No changes have occured in the environment in the last week since doing the two upgrades and we have no hardcoded entries in the hosts file (besides the usual local hostnames).
We can SNMP walk fine and run the check manually from the command line fine, and forcing a manual re-check from the interface also is fine and clears the alert.
The issue happens sporadically when Nagios invokes the check.

I've had a check through the ones that seem to be occuring most frequently and they are using the check_snmp_load.pl, check_snmp_process.pl, and check_snmp_storage.pl scripts.

Re: 5.5.0 upgrades resuting in more 'unknowns'

Posted: Thu Jul 19, 2018 8:54 am
by jomann
Have you tried running the commands on the command line as the nagios user? That is how Nagios Core runs the checks, it looks like some of them are timeouts on the Nagios Core side, and possibly time outs on the host side. You could also up the Nagios Core timeout if you wanted in /usr/local/nagios/etc/nagios.cfg with host_check_timeout and service_check_timeout options.

Re: 5.5.0 upgrades resuting in more 'unknowns'

Posted: Thu Jul 19, 2018 9:32 am
by JGCG
jomann wrote:Have you tried running the commands on the command line as the nagios user? That is how Nagios Core runs the checks, it looks like some of them are timeouts on the Nagios Core side, and possibly time outs on the host side.
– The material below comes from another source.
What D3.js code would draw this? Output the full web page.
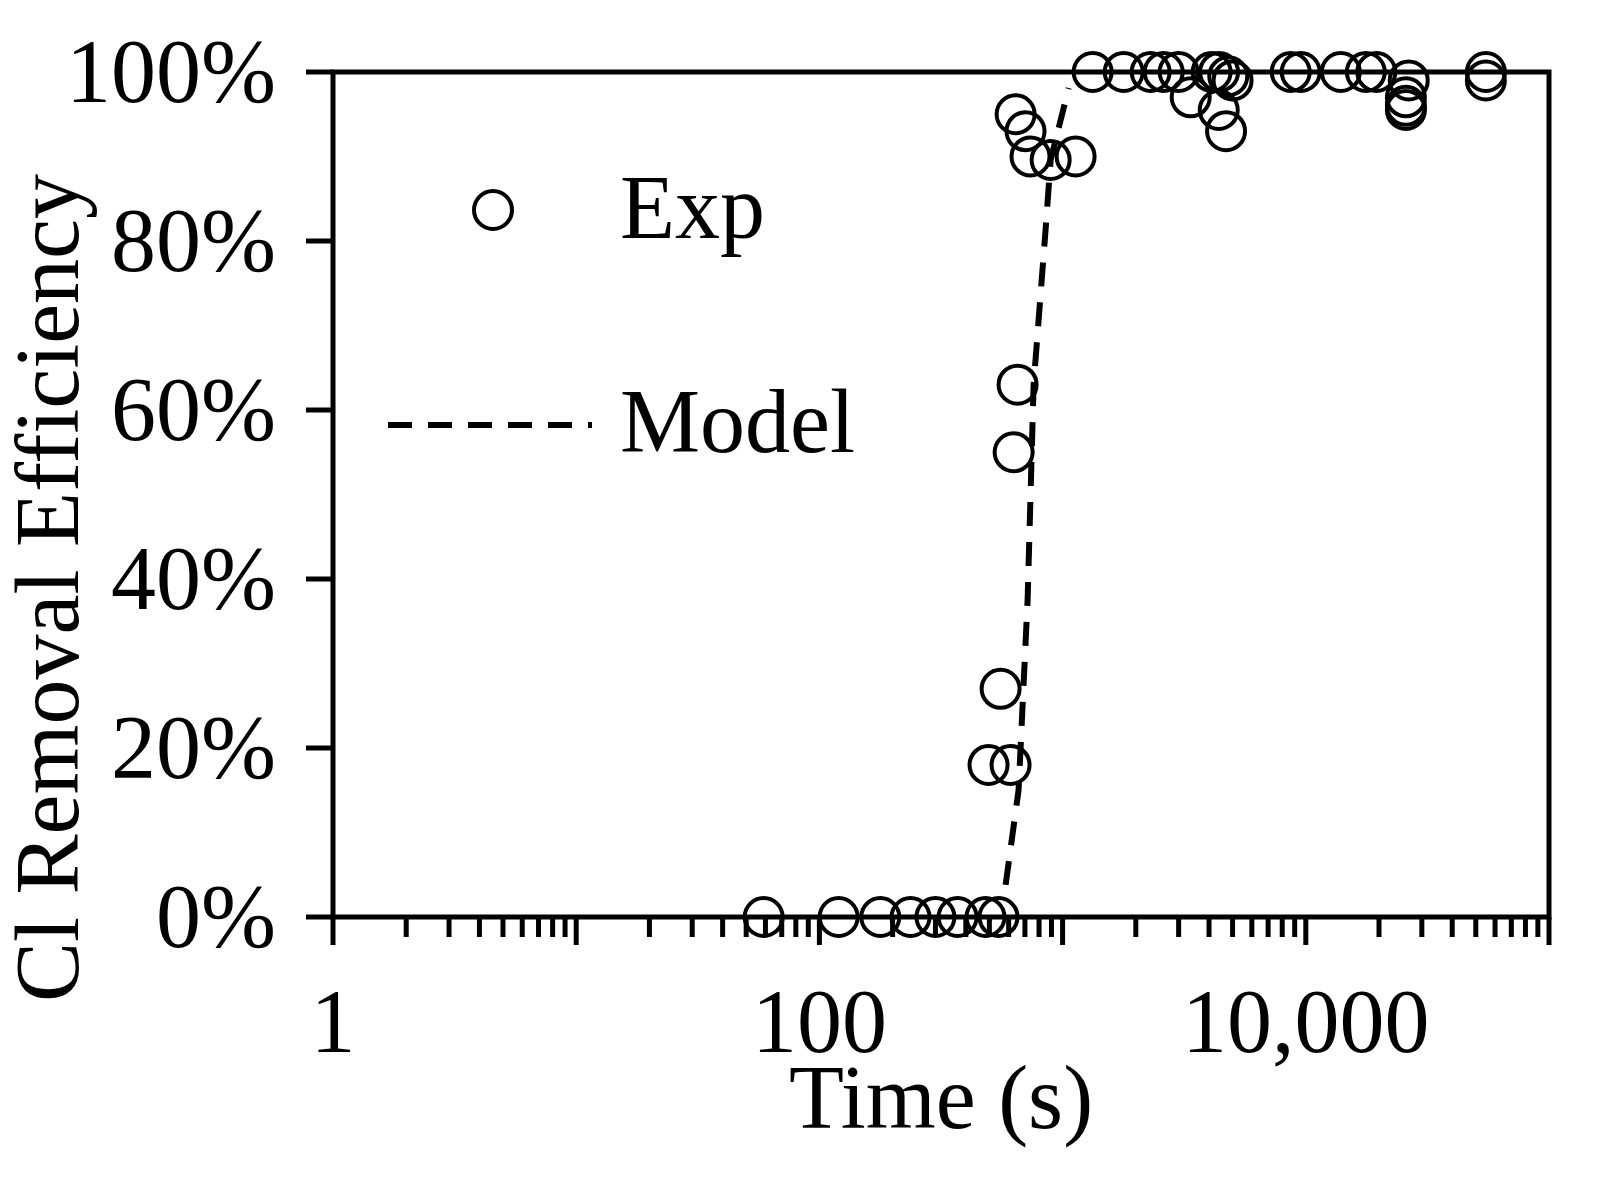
<!DOCTYPE html>
<html><head><meta charset="utf-8">
<script src="https://cdn.jsdelivr.net/npm/d3@7"></script>
<style>body{margin:0;background:#fff}text{font-family:"Liberation Serif","Times New Roman",serif}</style>
</head><body>
<svg id="chart" width="1601" height="1187"></svg>
<script>
// experimental points: time (s), removal efficiency (%)
var expTime = [59, 120, 178, 237, 300, 370, 482, 545, 496, 611, 556, 629, 653, 641, 704, 738, 893, 1131,
               1329, 1783, 2302, 2604, 3000, 3363, 4385, 4100, 4400, 4800, 4700, 5000, 8670, 9530, 13930, 17650, 19500,
               25800, 25800, 25800, 26500, 55000, 55000];
var expEff = [0, 0, 0, 0, 0, 0, 0, 0, 18, 18, 27, 55, 63, 95, 93, 90, 89.6, 90,
              100, 100, 100, 100, 100, 97, 95.5, 100, 100, 99.5, 93, 99, 100, 100, 100, 100, 100,
              97, 96, 95.5, 99, 100, 99];
var modelTime = [583, 659, 718, 760, 851, 893, 1059];
var modelEff = [3.8, 15, 37.5, 63, 81.3, 89.6, 98.1];
var xTicks = [1, 100, 10000];
var yTicks = [0, 20, 40, 60, 80, 100];

var svg = d3.select('#chart');
var x = d3.scaleLog().domain([1, 100000]).range([333, 1549]);
var y = d3.scaleLinear().domain([0, 100]).range([917, 72]);

// minor + major ticks on x
var minor = [];
for (var d = 1; d < 100000; d *= 10) for (var k = 1; k < 10; k++) minor.push(d * k);
minor.push(100000);
svg.selectAll('.xt').data(minor).enter().append('line')
   .attr('x1', function(d){return x(d);}).attr('x2', function(d){return x(d);})
   .attr('y1', 917).attr('y2', function(d){return Math.abs(Math.log10(d) - Math.round(Math.log10(d))) < 1e-9 ? 945 : 937;})
   .style('stroke', 'black').style('stroke-width', 5);
svg.selectAll('.xl').data(xTicks).enter().append('text')
   .attr('x', function(d){return x(d);}).attr('y', 1052).attr('text-anchor', 'middle')
   .style('font-size', '90px').text(function(d){return d3.format(',')(d);});

svg.selectAll('.yt').data(yTicks).enter().append('line')
   .attr('x1', 306).attr('x2', 333).attr('y1', function(d){return y(d);}).attr('y2', function(d){return y(d);})
   .style('stroke', 'black').style('stroke-width', 5);
svg.selectAll('.yl').data(yTicks).enter().append('text')
   .attr('x', 276).attr('y', function(d){return y(d) + 30;}).attr('text-anchor', 'end')
   .style('font-size', '90px').text(function(d){return d + '%';});

svg.append('rect').attr('x', 333).attr('y', 72).attr('width', 1216).attr('height', 845)
   .style('fill', 'none').style('stroke', 'black').style('stroke-width', 5);

var line = d3.line().x(function(d){return x(d[0]);}).y(function(d){return y(d[1]);});
svg.append('path').datum(d3.zip(modelTime, modelEff)).attr('d', line)
   .style('fill', 'none').style('stroke', 'black').style('stroke-width', 6).style('stroke-dasharray', '24,16');

svg.selectAll('.pt').data(d3.zip(expTime, expEff)).enter().append('circle')
   .attr('cx', function(d){return x(d[0]);}).attr('cy', function(d){return y(d[1]);}).attr('r', 19)
   .style('fill', 'none').style('stroke', 'black').style('stroke-width', 4);

// legend
svg.append('circle').attr('cx', 493).attr('cy', 210).attr('r', 19)
   .style('fill', 'none').style('stroke', 'black').style('stroke-width', 4);
svg.append('text').attr('x', 620).attr('y', 238).style('font-size', '90px').text('Exp');
svg.append('line').attr('x1', 388).attr('x2', 592).attr('y1', 425).attr('y2', 425)
   .style('stroke', 'black').style('stroke-width', 6).style('stroke-dasharray', '24,16');
svg.append('text').attr('x', 620).attr('y', 452).style('font-size', '90px').text('Model');

svg.append('text').attr('x', 941).attr('y', 1128).attr('text-anchor', 'middle')
   .style('font-size', '90px').text('Time (s)');
svg.append('text').attr('transform', 'translate(78,' + 588 + ') rotate(-90)').attr('text-anchor', 'middle')
   .style('font-size', '90px').text('Cl Removal Efficiency');
</script>
</body></html>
You could also up the Nagios Core timeout if you wanted in /usr/local/nagios/etc/nagios.cfg with host_check_timeout and service_check_timeout options.
I've tried as the nagios user executing the commands manaully and the work fine.

I've been monitoring today, and once again, the unknowns have now stopped occuring as frequently, so feel free to close this thread.
It's strange however that the issue is rampant imediately after an upgrade, then last for a few days and then stop.

Edit: it looks as if another user is experiencing the same issue: https://support.nagios.com/forum/viewto ... 16&t=49512

Re: 5.5.0 upgrades resuting in more 'unknowns'

Posted: Thu Jul 19, 2018 9:52 am
by scottwilkerson
Out of curiosity, do you know what version you upgraded from?

Also, do you know if you have every needed to edit this plugin in previous versions?